Five Ras Tanura VLCCs Clear Strait With 10 Million Barrels, Aramco Offers Spot Pricing
Five supertankers carrying approximately 10 million barrels of Saudi crude loaded at Ras Tanura have exited the strait, with cargoes heading to Sinochem's Quanzhou refinery, Shenghong Petrochemical in Lianyungang and Japanese ports. Four more VLCCs are at or near Ras Tanura -- three waiting to load and one fully laden. Aramco is offering July-loading crude to Asian customers on a spot pricing basis, a departure from its standard OSP long-term contract model, as July OSPs set in early June at premiums of $6 to $10 per barrel are uncompetitive versus other Middle Eastern spot cargoes now trading at discounts. One source described the spot pricing as very attractive for Chinese buyers. August OSPs are expected to be cut sharply. UBS cut its Q3 and Q4 2026 Brent forecasts to $80 and trimmed its 2027 outlook to $75, citing recovering Hormuz flows from stranded tankers as the near-term price headwind.

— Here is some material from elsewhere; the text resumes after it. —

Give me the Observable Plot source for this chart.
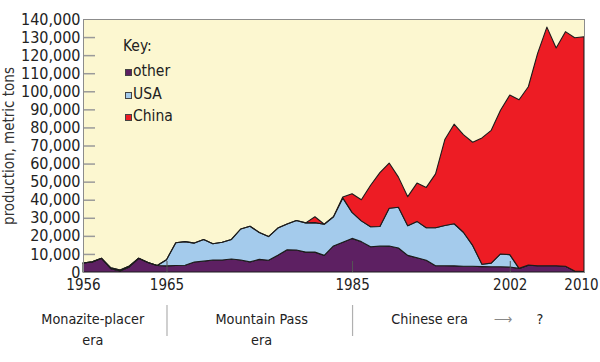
<!DOCTYPE html>
<html>
<head>
<meta charset="utf-8">
<script src="https://cdn.jsdelivr.net/npm/d3@7"></script>
<script src="https://cdn.jsdelivr.net/npm/@observablehq/plot@0.6"></script>
<style>
  body { margin: 0; background: #fff; }
  #wrap { position: relative; width: 600px; height: 362px; font-family: "DejaVu Sans Condensed", "DejaVu Sans", sans-serif; color: #222; }
  #chart svg { display: block; overflow: visible; }
  .k { position: absolute; white-space: nowrap; line-height: 1; }
  .sw { position: absolute; width: 5px; height: 5px; border: 1px solid #444; }
</style>
</head>
<body>
<div id="wrap"><div id="chart"></div></div>
<script>
const years = [1956,1957,1958,1959,1960,1961,1962,1963,1964,1965,1966,1967,1968,1969,1970,1971,1972,1973,1974,1975,1976,1977,1978,1979,1980,1981,1982,1983,1984,1985,1986,1987,1988,1989,1990,1991,1992,1993,1994,1995,1996,1997,1998,1999,2000,2001,2002,2003,2004,2005,2006,2007,2008,2009,2010];
const other = [5000,5600,7600,1800,600,2800,7600,5300,3600,3400,3600,3700,5500,6000,6600,6600,7200,6600,5600,7000,6500,9300,12300,12200,11000,11000,9200,14400,16500,18600,16800,14000,14300,14400,13300,9200,7900,6500,3500,3500,3400,3200,3200,3000,2900,2900,2800,2000,3800,3500,3500,3500,3200,500,300];
const usa = [0,0,0,500,500,500,0,0,0,3400,12600,13100,10500,12000,9000,9900,10800,17200,19700,14900,13100,15000,14300,16300,16200,16300,17200,16200,24500,14400,11500,11000,10900,20900,22500,16400,20100,18000,21000,22200,23300,18800,11500,1300,2000,7100,6800,0,0,0,0,0,0,0,0];
const china = [0,0,0,0,0,0,0,0,0,0,0,0,0,0,0,0,0,0,0,0,0,0,0,0,0,3300,0,0,500,10300,11700,23000,29800,25000,16700,16100,21200,22300,29800,47600,55100,54000,57100,69900,73500,79500,88300,93300,98700,117500,132000,120500,129800,129100,129900];
const seriesNames = ["other", "USA", "China"];
const seriesColors = ["#5d2062", "#a4cbec", "#ed1c24"];
const yTicks = [0,10000,20000,30000,40000,50000,60000,70000,80000,90000,100000,110000,120000,130000,140000];
const xTicks = [1956, 1965, 1985, 2002, 2010];
const eraNames = ["Monazite-placer\nera", "Mountain Pass\nera", "Chinese era", "⟶", "?"];
const eraYears = [1957, 1975.2, 1993.3, 2001.2, 2005.2];
const eraBounds = [1965, 1985];
const yLabel = "production, metric tons";

const bySeries = {other: other, USA: usa, China: china};
const table = seriesNames.flatMap(s => years.map((year, i) => ({year, series: s, value: bySeries[s][i]})));

const FONT = '"DejaVu Sans Condensed", "DejaVu Sans", sans-serif';

const chart = Plot.plot({
  width: 600,
  height: 362,
  marginTop: 19,
  marginRight: 16,
  marginBottom: 90,
  marginLeft: 83,
  style: {fontFamily: FONT, fontSize: "16px", color: "#222", background: "transparent", overflow: "visible"},
  x: {domain: [1956, 2010]},
  y: {domain: [0, 140000]},
  color: {domain: seriesNames, range: seriesColors},
  marks: [
    Plot.frame({fill: "#fcf7d0"}),
    Plot.areaY(table, {x: "year", y: "value", fill: "series", order: seriesNames, stroke: "#1c1c1c", strokeWidth: 1.1, strokeLinejoin: "round"}),
    Plot.ruleY(yTicks.slice(1, -1), {insetRight: 489, stroke: "#9a9a9a", strokeWidth: 1.5}),
    Plot.ruleX(xTicks.slice(1, -1), {insetTop: 242, stroke: "#555"}),
    Plot.frame({stroke: "#8c8c8c"}),
    Plot.axisY({ticks: yTicks, tickSize: 0, tickPadding: 3, tickFormat: d3.format(","), label: null, fill: "#222", fontSize: 16}),
    Plot.axisX({ticks: xTicks.slice(0, -1), tickSize: 0, tickPadding: 7, tickFormat: "d", label: null, fill: "#222", fontSize: 15}),
    Plot.axisX({ticks: xTicks.slice(-1), tickSize: 0, tickPadding: 7, dx: -3, tickFormat: "d", label: null, fill: "#222", fontSize: 15}),
    Plot.text([yLabel], {frameAnchor: "left", textAnchor: "middle", dx: -74, rotate: -90, fontSize: 15, fill: "#333", text: d => d}),
    Plot.ruleX(eraBounds, {insetTop: 286, insetBottom: -64, stroke: "#b0b0b0", strokeWidth: 1.2}),
    Plot.text(eraNames, {x: (d, i) => eraYears[i], text: d => d, frameAnchor: "bottom", dy: 36.5, lineAnchor: "top", lineHeight: 1.47, fontSize: 14.3, fill: (d, i) => i === 3 ? "#888" : "#222"})
  ]
});
document.getElementById("chart").appendChild(chart);

// Legend ("Key")
const wrap = d3.select("#wrap");
wrap.append("div").attr("class", "k").style("left", "123px").style("top", "39px").style("font-size", "15.5px").text("Key:");
seriesNames.forEach((s, i) => {
  const cy = 72 + i * 22.5;
  wrap.append("div").attr("class", "sw").style("left", "125px").style("top", (cy - 3) + "px").style("background", seriesColors[i]);
  wrap.append("div").attr("class", "k").style("left", "133px").style("top", (cy - 8) + "px").style("font-size", "15.5px").text(s);
});
</script>
</body>
</html>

HSBC Sees Mini-Glut Fading, Path Back to $80; OPEC+ to Hike August Targets Sunday
HSBC analysts expect the market to absorb returning Middle East barrels through gradual restocking alongside the end of IEA strategic reserve releases in July, with the near-term mini-glut from backlog clearance fading to support a Brent move back toward $80 or higher. OPEC+ members are expected to agree a further August output target increase when they meet Sunday, though the practical impact remains limited while Gulf production restoration is still working through infrastructure and logistics constraints. The structural floor under prices -- OECD commercial stocks at multi-year lows, SPR at 1983 lows, strategic stockpiling demand exceeding 1 million bpd from 2027 -- remains intact beneath the near-term supply surge from backlog release.